### [TASK BRIEF]
Leaving out all images, write out the records that follow exactly.
##### DATASET RECORDS #####
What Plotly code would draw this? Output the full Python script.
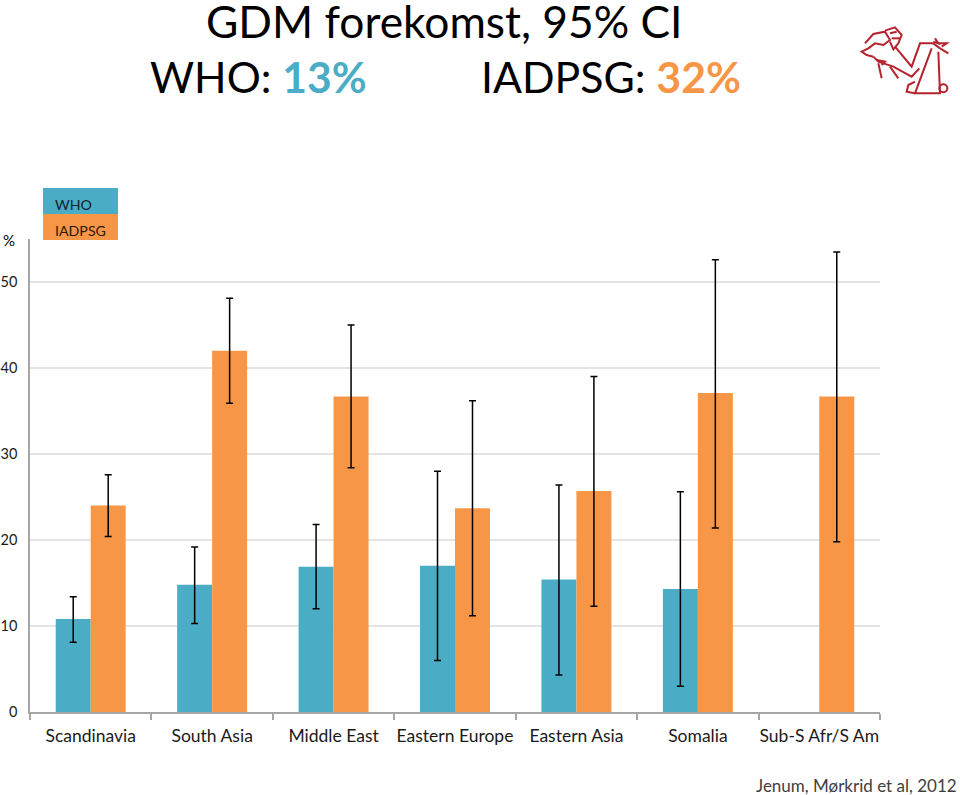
import plotly.graph_objects as go

categories = ["Scandinavia", "South Asia", "Middle East", "Eastern Europe", "Eastern Asia", "Somalia", "Sub-S Afr/S Am"]
who = [10.8, 14.8, 16.9, 17.0, 15.4, 14.3, None]
who_hi = [13.4, 19.2, 21.8, 28.0, 26.4, 25.6, None]
who_lo = [8.1, 10.3, 12.0, 6.0, 4.3, 3.0, None]
iadpsg = [24.0, 42.0, 36.7, 23.7, 25.7, 37.1, 36.7]
iadpsg_hi = [27.6, 48.1, 45.0, 36.2, 39.0, 52.6, 53.5]
iadpsg_lo = [20.4, 35.9, 28.4, 11.2, 12.3, 21.4, 19.8]
y_ticks = [0, 10, 20, 30, 40, 50]

W, H = 960, 795
L, R, T, B = 30, 880, 239, 712
BLUE, ORANGE = "#4BACC6", "#F79646"
RED = "#B5232E"
FONT = "Lato, Carlito, Calibri, sans-serif"


def arrs(vals, hi, lo):
    plus = [None if v is None else round(h - v, 2) for v, h in zip(vals, hi)]
    minus = [None if v is None else round(v - l, 2) for v, l in zip(vals, lo)]
    return dict(type="data", symmetric=False, array=plus, arrayminus=minus,
                color="#000000", thickness=1.5, width=3.5)


fig = go.Figure()
fig.add_bar(name="WHO", x=categories, y=who, marker=dict(color=BLUE, line_width=0),
            error_y=arrs(who, who_hi, who_lo))
fig.add_bar(name="IADPSG", x=categories, y=iadpsg, marker=dict(color=ORANGE, line_width=0),
            error_y=arrs(iadpsg, iadpsg_hi, iadpsg_lo))


def px(x):
    return (x - L) / (R - L)


def py(y):
    return (B - y) / (B - T)


def text(x, y, s, size, anchor="left", color="#000000", **kw):
    fig.add_annotation(xref="paper", yref="paper", x=px(x), y=py(y), text=s, showarrow=False,
                       xanchor=anchor, yanchor="middle", font=dict(family=FONT, size=size, color=color),
                       borderpad=0, **kw)


# legend swatches as filled shapes behind real text
fig.add_shape(type="rect", xref="paper", yref="paper", x0=px(43), x1=px(118), y0=py(214), y1=py(188),
              fillcolor=BLUE, line_width=0)
fig.add_shape(type="rect", xref="paper", yref="paper", x0=px(43), x1=px(118), y0=py(240), y1=py(214),
              fillcolor=ORANGE, line_width=0)

text(444, 20, "GDM forekomst, 95% CI", 44.3, "center")
text(149, 76, f"WHO: <b><span style='color:{BLUE}'>13%</span></b>", 42.6)
text(480, 76, f"IADPSG: <b><span style='color:{ORANGE}'>32%</span></b>", 42.8)
text(2, 240, "%", 15)
text(958, 785, "Jenum, Mørkrid et al, 2012", 17, "right", color="#404040")
text(54, 204, "WHO", 14.2, color="#10222a")
text(54, 230, "IADPSG", 14.2, color="#2a1a0a")

# decorative logo strokes, in the page pixels of the 3x crop (x = 840 + zx/3, y = 10 + zy/3)
LOGO = [
    [(75, 100), (100, 72), (135, 65), (150, 90), (130, 105), (105, 100), (85, 115), (65, 125), (80, 135), (100, 140)],
    [(135, 62), (165, 52), (185, 75), (175, 100), (160, 118), (150, 95)],
    [(150, 70), (170, 65)],
    [(155, 85), (180, 85)],
    [(165, 110), (215, 170), (240, 100), (280, 100), (300, 115)],
    [(100, 140), (115, 155), (160, 170), (215, 200), (238, 175)],
    [(115, 160), (125, 205)],
    [(150, 170), (175, 205)],
    [(110, 150), (135, 155), (125, 165)],
    [(275, 115), (225, 250), (300, 250), (295, 125)],
    [(225, 215), (205, 225), (200, 245), (225, 250)],
    [(280, 95), (295, 100), (285, 85)],
    [(295, 100), (320, 100), (305, 110)],
    [(300, 115), (325, 130)],
]
for stroke in LOGO:
    pts = [(px(840 + a / 3), py(10 + b / 3)) for a, b in stroke]
    d = "M" + " L".join(f"{a:.5f} {b:.5f}" for a, b in pts)
    fig.add_shape(type="path", xref="paper", yref="paper", path=d, line=dict(color=RED, width=2))
fig.add_shape(type="circle", xref="paper", yref="paper", x0=px(840 + 298 / 3), x1=px(840 + 322 / 3),
              y0=py(10 + 247 / 3), y1=py(10 + 223 / 3), line=dict(color=RED, width=2))

fig.update_layout(
    width=W, height=H, barmode="group", bargap=0.424, bargroupgap=0,
    plot_bgcolor="#FFFFFF", paper_bgcolor="#FFFFFF", showlegend=False,
    margin=dict(l=L, r=W - R, t=T, b=H - B, autoexpand=False),
    font=dict(family=FONT, size=15, color="#000000"),
    xaxis=dict(tickson="boundaries", ticks="outside", ticklen=6, tickcolor="#A6A6A6", tickwidth=1.5,
               showline=True, linecolor="#A6A6A6", linewidth=1.5, showgrid=False, tickangle=0,
               ticklabelstandoff=7, automargin=False, tickfont=dict(size=17.5, color="#1a1a1a"), fixedrange=True),
    yaxis=dict(range=[0, 55], tickvals=y_ticks, showline=True, linecolor="#A6A6A6", linewidth=1.5,
               gridcolor="#E4E4E4", gridwidth=1.5, zeroline=False, ticks="", automargin=False,
               ticklabelstandoff=8, tickfont=dict(size=14.5, color="#1a1a1a"), fixedrange=True),
)
fig.write_html("out.html", config={"displayModeBar": False}, post_script="document.body.style.margin='0';")
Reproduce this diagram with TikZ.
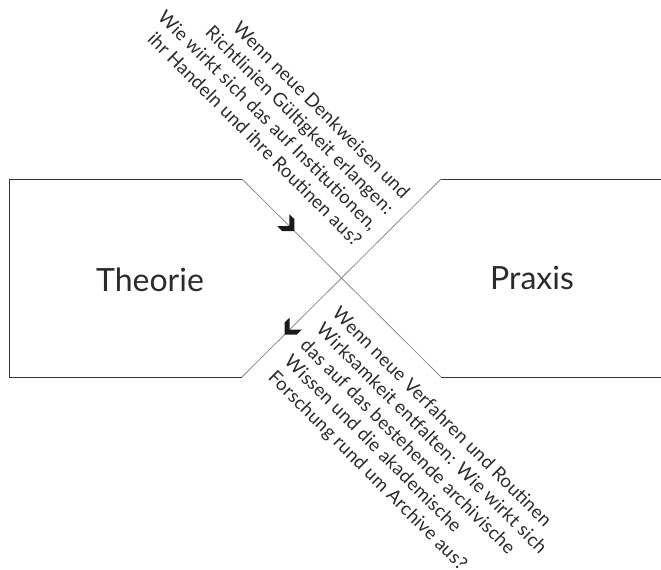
#####
### [RESULT FOR THIS EXERCISE]
What Plotly code would draw this? Output the full Python script.
import plotly.graph_objects as go

categories = ["Scandinavia", "South Asia", "Middle East", "Eastern Europe", "Eastern Asia", "Somalia", "Sub-S Afr/S Am"]
who = [10.8, 14.8, 16.9, 17.0, 15.4, 14.3, None]
who_hi = [13.4, 19.2, 21.8, 28.0, 26.4, 25.6, None]
who_lo = [8.1, 10.3, 12.0, 6.0, 4.3, 3.0, None]
iadpsg = [24.0, 42.0, 36.7, 23.7, 25.7, 37.1, 36.7]
iadpsg_hi = [27.6, 48.1, 45.0, 36.2, 39.0, 52.6, 53.5]
iadpsg_lo = [20.4, 35.9, 28.4, 11.2, 12.3, 21.4, 19.8]
y_ticks = [0, 10, 20, 30, 40, 50]

W, H = 960, 795
L, R, T, B = 30, 880, 239, 712
BLUE, ORANGE = "#4BACC6", "#F79646"
RED = "#B5232E"
FONT = "Lato, Carlito, Calibri, sans-serif"


def arrs(vals, hi, lo):
    plus = [None if v is None else round(h - v, 2) for v, h in zip(vals, hi)]
    minus = [None if v is None else round(v - l, 2) for v, l in zip(vals, lo)]
    return dict(type="data", symmetric=False, array=plus, arrayminus=minus,
                color="#000000", thickness=1.5, width=3.5)


fig = go.Figure()
fig.add_bar(name="WHO", x=categories, y=who, marker=dict(color=BLUE, line_width=0),
            error_y=arrs(who, who_hi, who_lo))
fig.add_bar(name="IADPSG", x=categories, y=iadpsg, marker=dict(color=ORANGE, line_width=0),
            error_y=arrs(iadpsg, iadpsg_hi, iadpsg_lo))


def px(x):
    return (x - L) / (R - L)


def py(y):
    return (B - y) / (B - T)


def text(x, y, s, size, anchor="left", color="#000000", **kw):
    fig.add_annotation(xref="paper", yref="paper", x=px(x), y=py(y), text=s, showarrow=False,
                       xanchor=anchor, yanchor="middle", font=dict(family=FONT, size=size, color=color),
                       borderpad=0, **kw)


# legend swatches as filled shapes behind real text
fig.add_shape(type="rect", xref="paper", yref="paper", x0=px(43), x1=px(118), y0=py(214), y1=py(188),
              fillcolor=BLUE, line_width=0)
fig.add_shape(type="rect", xref="paper", yref="paper", x0=px(43), x1=px(118), y0=py(240), y1=py(214),
              fillcolor=ORANGE, line_width=0)

text(444, 20, "GDM forekomst, 95% CI", 44.3, "center")
text(149, 76, f"WHO: <b><span style='color:{BLUE}'>13%</span></b>", 42.6)
text(480, 76, f"IADPSG: <b><span style='color:{ORANGE}'>32%</span></b>", 42.8)
text(2, 240, "%", 15)
text(958, 785, "Jenum, Mørkrid et al, 2012", 17, "right", color="#404040")
text(54, 204, "WHO", 14.2, color="#10222a")
text(54, 230, "IADPSG", 14.2, color="#2a1a0a")

# decorative logo strokes, in the page pixels of the 3x crop (x = 840 + zx/3, y = 10 + zy/3)
LOGO = [
    [(75, 100), (100, 72), (135, 65), (150, 90), (130, 105), (105, 100), (85, 115), (65, 125), (80, 135), (100, 140)],
    [(135, 62), (165, 52), (185, 75), (175, 100), (160, 118), (150, 95)],
    [(150, 70), (170, 65)],
    [(155, 85), (180, 85)],
    [(165, 110), (215, 170), (240, 100), (280, 100), (300, 115)],
    [(100, 140), (115, 155), (160, 170), (215, 200), (238, 175)],
    [(115, 160), (125, 205)],
    [(150, 170), (175, 205)],
    [(110, 150), (135, 155), (125, 165)],
    [(275, 115), (225, 250), (300, 250), (295, 125)],
    [(225, 215), (205, 225), (200, 245), (225, 250)],
    [(280, 95), (295, 100), (285, 85)],
    [(295, 100), (320, 100), (305, 110)],
    [(300, 115), (325, 130)],
]
for stroke in LOGO:
    pts = [(px(840 + a / 3), py(10 + b / 3)) for a, b in stroke]
    d = "M" + " L".join(f"{a:.5f} {b:.5f}" for a, b in pts)
    fig.add_shape(type="path", xref="paper", yref="paper", path=d, line=dict(color=RED, width=2))
fig.add_shape(type="circle", xref="paper", yref="paper", x0=px(840 + 298 / 3), x1=px(840 + 322 / 3),
              y0=py(10 + 247 / 3), y1=py(10 + 223 / 3), line=dict(color=RED, width=2))

fig.update_layout(
    width=W, height=H, barmode="group", bargap=0.424, bargroupgap=0,
    plot_bgcolor="#FFFFFF", paper_bgcolor="#FFFFFF", showlegend=False,
    margin=dict(l=L, r=W - R, t=T, b=H - B, autoexpand=False),
    font=dict(family=FONT, size=15, color="#000000"),
    xaxis=dict(tickson="boundaries", ticks="outside", ticklen=6, tickcolor="#A6A6A6", tickwidth=1.5,
               showline=True, linecolor="#A6A6A6", linewidth=1.5, showgrid=False, tickangle=0,
               ticklabelstandoff=7, automargin=False, tickfont=dict(size=17.5, color="#1a1a1a"), fixedrange=True),
    yaxis=dict(range=[0, 55], tickvals=y_ticks, showline=True, linecolor="#A6A6A6", linewidth=1.5,
               gridcolor="#E4E4E4", gridwidth=1.5, zeroline=False, ticks="", automargin=False,
               ticklabelstandoff=8, tickfont=dict(size=14.5, color="#1a1a1a"), fixedrange=True),
)
fig.write_html("out.html", config={"displayModeBar": False}, post_script="document.body.style.margin='0';")
Reproduce this diagram with TikZ.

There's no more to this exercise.